Tuesday, March 11, 2008

Salish Sea

The name the Salish Sea has been gaining popularity as a term for what is at the moment known as the Strait of Georgia. At the last First Nations Summit meeting, the leaders of the First Nations suggested to the BC Government that it rename it to the Salish Sea.

I think this is a wonderful idea. The name certainly better represents this place where we live and I believe that it better represents the geography of the area - the region is much more like a sea than a strait.

The province and the First Nations Summit started a process just over ten years ago to address issues of geographic naming. The process started then because of the use of the word squaw. The civil servants that deal with naming issues seems at the time to be open to renaming of places in BC at the request of First Nations, though I have not heard of anything this big to date.

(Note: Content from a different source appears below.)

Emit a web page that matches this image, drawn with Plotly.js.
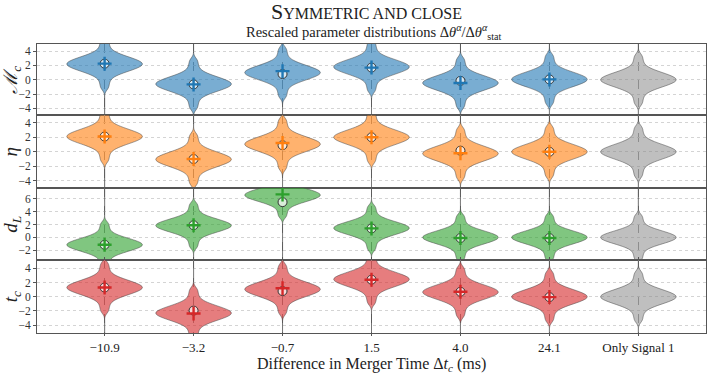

There is a degree of resistance among many people to renaming places, but maybe these people need to look at how the current name came into use. I have heard complaints by people that many aboriginal names are hard to pronounce or the spelling makes no sense them. I counter that it is good for us to have names that reflect the place we live in, names that have a long connection to this place and not just named for some rich white man out of England.

Our very province is called British Columbia - neither part of the name makes any sense here. We need a name that comes from our shared history and not from some temporary colonial history. We have towns like Prince Rupert and Prince George - neither of these men ever set foot here but they are on our maps, they are taking up space that could be used for names that are part of real history and geography.

We have names in use that come from our own history of this place - Saanich, Tsawwassen, Coquitlam and many more but we need more to ground ourselves in this place in this part of the world.